Simon Walker, Director General of the Institute of Directors, said:
“The UK has long been a leader in promoting high standards of governance, with our Corporate Governance Code being copied across the world. But the reputation of corporate Britain has not recovered from the financial crisis, and there are important questions that need to be addressed on issues including transparency, executive pay and board diversity. The Prime Minister has made clear that company boards are in her sights, so directors must fully engage in this debate.” [my emphasis]
Composition of boards
Following the Davies Review, which successfully focussed on increasing the number of non-executive directors, [note: this is a naked mis-representation of what happened.
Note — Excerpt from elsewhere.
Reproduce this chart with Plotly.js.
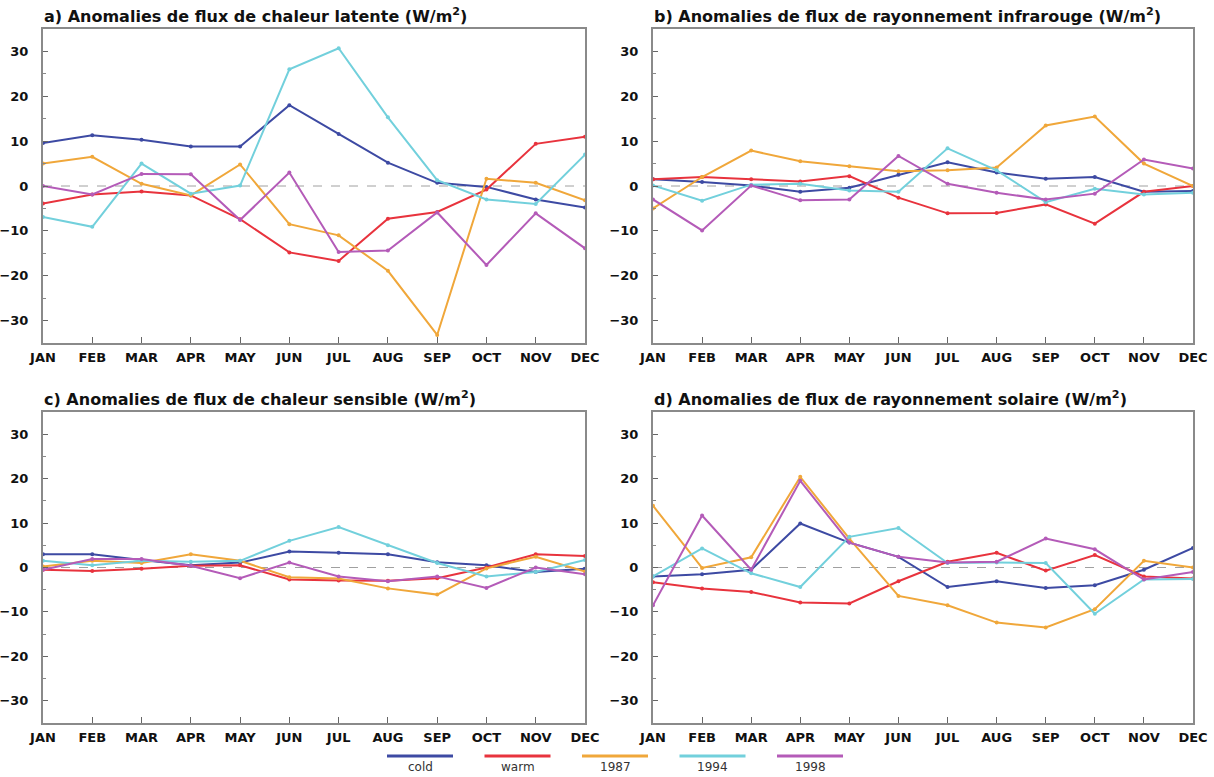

At no time was it ever stated that the objective was to increase the number of female non-executive directors. This is a post-hoc rationalisation of the fact that virtually all the female director appointments were as non-executives, such was the shortage of suitably able women for executive positions] the BIS Committee wants to examine what more should be done to increase the number of women in executive positions… The inquiry also wants to consider how greater diversity of board membership could be achieved.